Pope Francis has reprimanded European countries as they seem to be “weary” and “entrenched”, of treating the migrants. He urged Europe not to see migrants as criminals. On May 6, the Pontiff urged the continent not to show weariness regarding the migrants.
“What has happened to you, the Europe of humanism, the champion of human rights, democracy and freedom? What has happened to you, Europe, the home of poets, philosophers, artists, musicians, and men and women of letters?” he told an audience which included various EU leaders like German Chancellor Angela Merkel, European Central Bank chief Mario Draghi and the presidents of the European Parliament, Commission and Council.
“What has happened to you, Europe, the mother of peoples and nations, the mother of great men and women who upheld, and even sacrificed their lives for, the dignity of their brothers and sisters?” He said at the ceremony in the Vatican’s frescoed Sala Regia where he was awarded the Charlemagne Prize.
He said that Europe has struggled to soak in a massive influx of migrants and refugees, who are fleeing conflicts. He called Europe “weary, yet still rich in energies and possibilities” and said it was “increasingly entrenched, rather than open to initiating new social processes capable of engaging all individuals and groups in the search for new and productive solutions to current problems.”

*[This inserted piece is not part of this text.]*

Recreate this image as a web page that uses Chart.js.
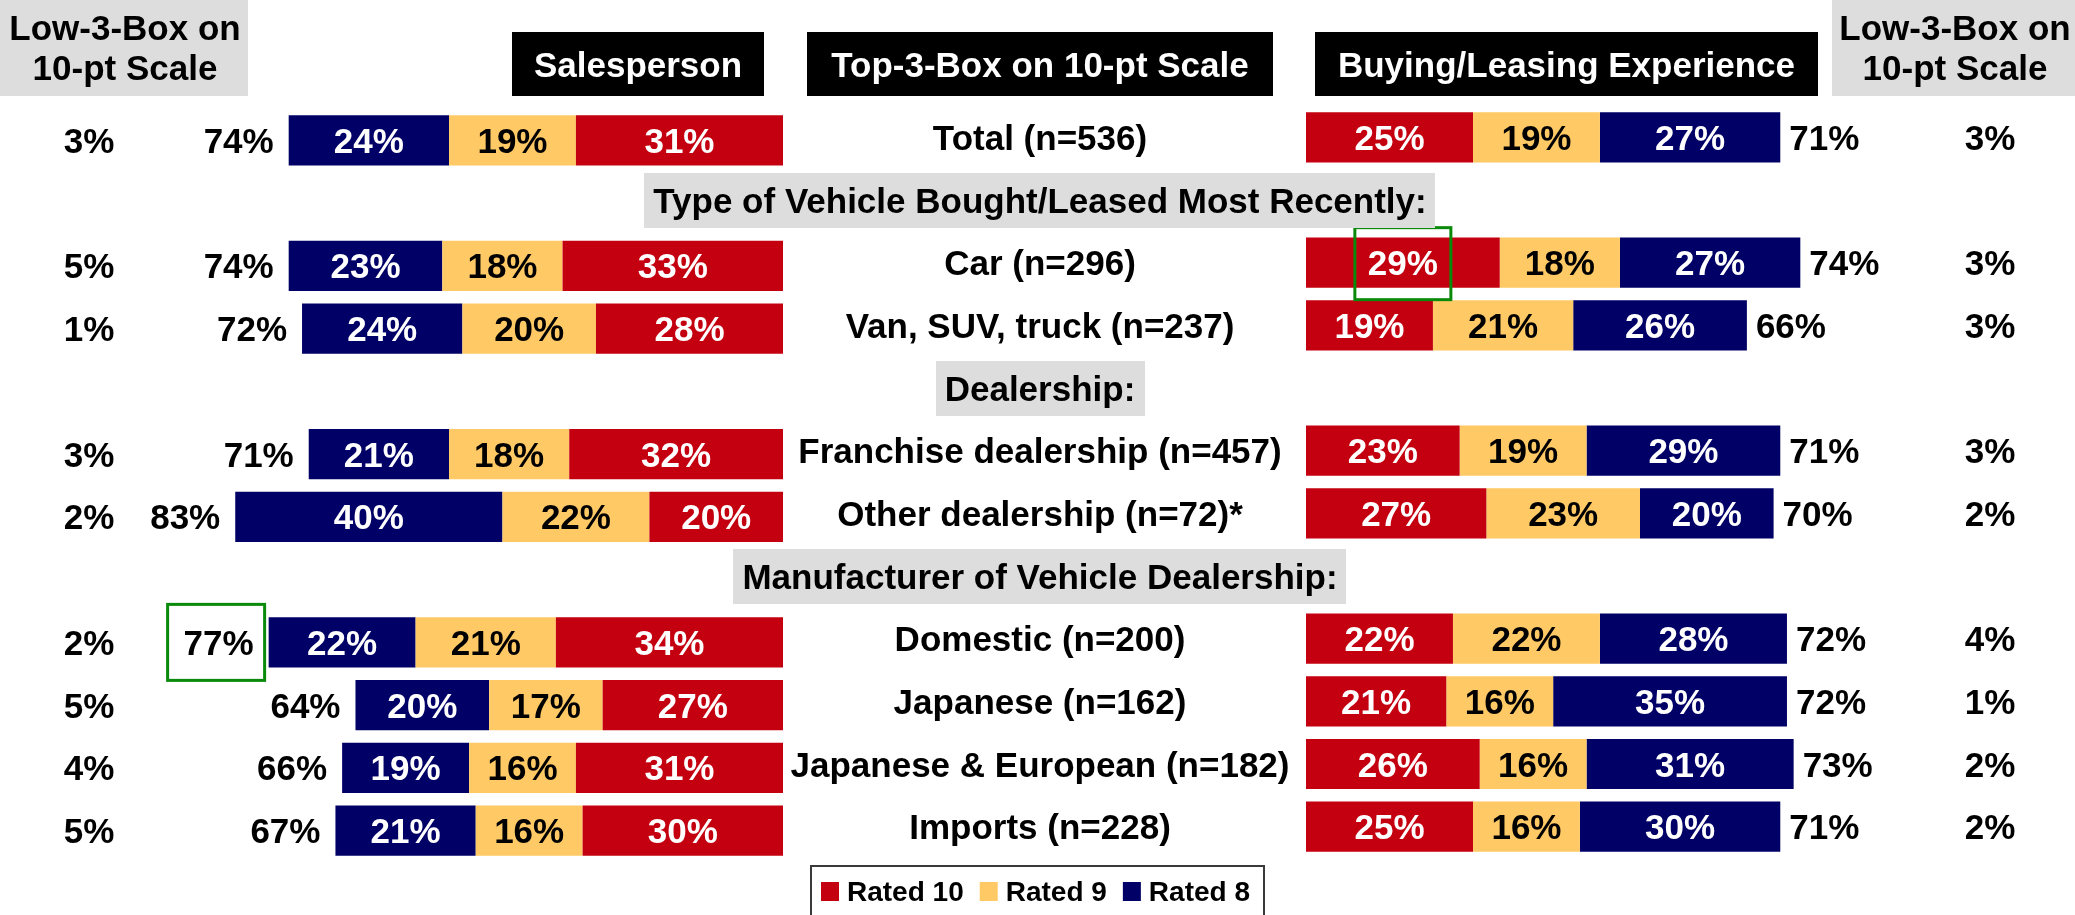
<!DOCTYPE html>
<html>
<head>
<meta charset="utf-8">
<script src="https://cdn.jsdelivr.net/npm/chart.js@4.4.1/dist/chart.umd.min.js"></script>
<style>
html,body{margin:0;padding:0;background:#fff;overflow:hidden;}
#wrap{position:relative;width:2075px;height:915px;background:#fff;}
#wrap canvas{position:absolute;left:0;top:0;}
</style>
</head>
<body>
<div id="wrap">
  <canvas id="leftChart" width="2075" height="915"></canvas>
  <canvas id="rightChart" width="2075" height="915"></canvas>
</div>
<script>
// ---------------- DATA ----------------
const categories = [
  'Total (n=536)',
  'Type of Vehicle Bought/Leased Most Recently:',
  'Car (n=296)',
  'Van, SUV, truck (n=237)',
  'Dealership:',
  'Franchise dealership (n=457)',
  'Other dealership (n=72)*',
  'Manufacturer of Vehicle Dealership:',
  'Domestic (n=200)',
  'Japanese (n=162)',
  'Japanese & European (n=182)',
  'Imports (n=228)'
];
const headerRows = [1, 4, 7];
const seriesNames = ['Rated 10', 'Rated 9', 'Rated 8'];

// Salesperson (left panel)
const salesRated10 = [31, null, 33, 28, null, 32, 20, null, 34, 27, 31, 30];
const salesRated9  = [19, null, 18, 20, null, 18, 22, null, 21, 17, 16, 16];
const salesRated8  = [24, null, 23, 24, null, 21, 40, null, 22, 20, 19, 21];
const salesTop3    = [74, null, 74, 72, null, 71, 83, null, 77, 64, 66, 67];
const salesLow3    = [3,  null, 5,  1,  null, 3,  2,  null, 2,  5,  4,  5];

// Buying/Leasing Experience (right panel)
const expRated10 = [25, null, 29, 19, null, 23, 27, null, 22, 21, 26, 25];
const expRated9  = [19, null, 18, 21, null, 19, 23, null, 22, 16, 16, 16];
const expRated8  = [27, null, 27, 26, null, 29, 20, null, 28, 35, 31, 30];
const expTop3    = [71, null, 74, 66, null, 71, 70, null, 72, 72, 73, 71];
const expLow3    = [3,  null, 3,  3,  null, 3,  2,  null, 4,  1,  2,  2];

// Header texts
const leftPanelTitle = 'Salesperson';
const centerTitle = 'Top-3-Box on 10-pt Scale';
const rightPanelTitle = 'Buying/Leasing Experience';
const lowBoxTitle = ['Low-3-Box on', '10-pt Scale'];

// Highlights (green frames)
const highlightLeftTop3Row = 8;                 // Domestic, 77%
const highlightRight = { dataset: 0, row: 2 };  // Car, Rated 10 = 29%

// ---------------- STYLE ----------------
const RED = '#C40010', YELLOW = '#FFCA66', NAVY = '#000066', GRAY = '#DDDDDD', GREEN = '#0A8A0A';
const FAM = '"Liberation Sans", Arial, Helvetica, sans-serif';
const FONT = 'bold 35px ' + FAM;
const CAP_HALF = 12.5;
const CENTER_X = 1040;
const scaleMax = 100;

function makeDatasets(d10, d9, d8) {
  const common = { borderWidth: 0, barPercentage: 0.8, categoryPercentage: 1.0 };
  return [
    Object.assign({ label: seriesNames[0], data: d10, backgroundColor: RED, labelColor: '#fff' }, common),
    Object.assign({ label: seriesNames[1], data: d9, backgroundColor: YELLOW, labelColor: '#000' }, common),
    Object.assign({ label: seriesNames[2], data: d8, backgroundColor: NAVY, labelColor: '#fff' }, common)
  ];
}

const barLabelPlugin = {
  id: 'barLabels',
  afterDatasetsDraw(chart) {
    const ctx = chart.ctx;
    ctx.save();
    ctx.font = FONT;
    ctx.textAlign = 'center';
    ctx.textBaseline = 'alphabetic';
    chart.data.datasets.forEach((ds, di) => {
      const meta = chart.getDatasetMeta(di);
      meta.data.forEach((el, i) => {
        const v = ds.data[i];
        if (v == null) return;
        const p = el.getProps(['x', 'base', 'y'], true);
        ctx.fillStyle = ds.labelColor;
        ctx.fillText(v + '%', (p.x + p.base) / 2, p.y + CAP_HALF);
      });
    });
    ctx.restore();
  }
};

function sidePlugin(top3, low3, low3X, side) {
  return {
    id: 'side_' + side,
    afterDraw(chart) {
      const ctx = chart.ctx;
      const ys = chart.scales.y;
      const lastMeta = chart.getDatasetMeta(chart.data.datasets.length - 1);
      ctx.save();
      ctx.font = FONT;
      ctx.fillStyle = '#000';
      ctx.textBaseline = 'alphabetic';
      top3.forEach((v, i) => {
        if (v == null) return;
        const el = lastMeta.data[i];
        const cy = ys.getPixelForValue(i);
        const txt = v + '%';
        if (side === 'left') {
          ctx.textAlign = 'right';
          const tx = el.x - 15;
          ctx.fillText(txt, tx, cy + CAP_HALF);
          if (i === highlightLeftTop3Row) {
            const w = ctx.measureText(txt).width;
            const cx = tx - w / 2 - 3;
            ctx.strokeStyle = GREEN;
            ctx.lineWidth = 3;
            ctx.strokeRect(cx - 48, cy - 38, 97, 76);
          }
        } else {
          ctx.textAlign = 'left';
          ctx.fillText(txt, el.x + 9, cy + CAP_HALF);
        }
      });
      ctx.textAlign = 'center';
      low3.forEach((v, i) => {
        if (v == null) return;
        ctx.fillText(v + '%', low3X, ys.getPixelForValue(i) + CAP_HALF);
      });
      if (side === 'right') {
        const el = chart.getDatasetMeta(highlightRight.dataset).data[highlightRight.row];
        const p = el.getProps(['x', 'base', 'y'], true);
        const cx = (p.x + p.base) / 2;
        ctx.strokeStyle = GREEN;
        ctx.lineWidth = 3;
        ctx.strokeRect(cx - 48, p.y - 35, 96, 72);
      }
      ctx.restore();
    }
  };
}

const centerPlugin = {
  id: 'centerLabels',
  afterDraw(chart) {
    const ctx = chart.ctx;
    const ys = chart.scales.y;
    ctx.save();
    ctx.font = FONT;
    ctx.textAlign = 'center';
    ctx.textBaseline = 'alphabetic';
    categories.forEach((c, i) => {
      const cy = ys.getPixelForValue(i);
      if (headerRows.includes(i)) {
        const w = ctx.measureText(c).width + 18;
        ctx.fillStyle = GRAY;
        ctx.fillRect(Math.round(CENTER_X - w / 2), Math.round(cy - 27.5), Math.round(w), 55);
      }
      ctx.fillStyle = '#000';
      ctx.fillText(c, CENTER_X, cy + CAP_HALF);
    });

    // legend
    const lx = 811, ly = 866;
    ctx.strokeStyle = '#3a3a3a';
    ctx.lineWidth = 2;
    ctx.strokeRect(lx, ly, 453, 90);
    ctx.font = 'bold 28px ' + FAM;
    ctx.textAlign = 'left';
    let x = 821;
    chart.data.datasets.forEach(ds => {
      ctx.fillStyle = ds.backgroundColor;
      ctx.fillRect(x, 882, 18, 19);
      ctx.fillStyle = '#000';
      ctx.fillText(ds.label, x + 26, 901);
      x += 26 + ctx.measureText(ds.label).width + 16;
    });
    ctx.restore();
  }
};

const headerPlugin = {
  id: 'topHeaders',
  afterDraw(chart) {
    const ctx = chart.ctx;
    ctx.save();
    ctx.font = FONT;
    ctx.textAlign = 'center';
    ctx.textBaseline = 'alphabetic';
    // gray low-3-box boxes
    ctx.fillStyle = GRAY;
    ctx.fillRect(0, 0, 248, 96);
    ctx.fillRect(1832, 0, 243, 96);
    ctx.fillStyle = '#000';
    ctx.fillText(lowBoxTitle[0], 125, 40);
    ctx.fillText(lowBoxTitle[1], 125, 79.5);
    ctx.fillText(lowBoxTitle[0], 1955, 40);
    ctx.fillText(lowBoxTitle[1], 1955, 79.5);
    // black boxes
    const boxes = [[512, 764, leftPanelTitle], [807, 1273, centerTitle], [1315, 1818, rightPanelTitle]];
    boxes.forEach(b => {
      ctx.fillStyle = '#000';
      ctx.fillRect(b[0], 32, b[1] - b[0], 64);
      ctx.fillStyle = '#fff';
      ctx.fillText(b[2], (b[0] + b[1]) / 2, 77);
    });
    ctx.restore();
  }
};

function baseOptions(reverse, padding) {
  return {
    indexAxis: 'y',
    responsive: false,
    animation: false,
    devicePixelRatio: 1,
    layout: { padding: padding },
    plugins: { legend: { display: false }, tooltip: { enabled: false }, title: { display: false } },
    scales: {
      x: { type: 'linear', stacked: true, min: 0, max: scaleMax, reverse: reverse, display: false },
      y: { type: 'category', stacked: true, display: false, offset: true }
    }
  };
}

new Chart(document.getElementById('leftChart'), {
  type: 'bar',
  data: { labels: categories, datasets: makeDatasets(salesRated10, salesRated9, salesRated8) },
  options: baseOptions(true, { left: 115, right: 1292, top: 109, bottom: 53 }),
  plugins: [barLabelPlugin, sidePlugin(salesTop3, salesLow3, 89, 'left'), headerPlugin]
});

new Chart(document.getElementById('rightChart'), {
  type: 'bar',
  data: { labels: categories, datasets: makeDatasets(expRated10, expRated9, expRated8) },
  options: baseOptions(false, { left: 1306, right: 101, top: 106, bottom: 57 }),
  plugins: [barLabelPlugin, sidePlugin(expTop3, expLow3, 1990, 'right'), centerPlugin]
});
</script>
</body>
</html>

The Pontiff further said, desire for European unity “seems to be fading” and that “those who consider putting up fences” were betraying the dream of the founders of a modern Europe. “I dream of a Europe that cares for children, that offers fraternal help to the poor and those newcomers seeking acceptance because they have lost everything and need shelter … I dream of a Europe where being a migrant is not a crime.”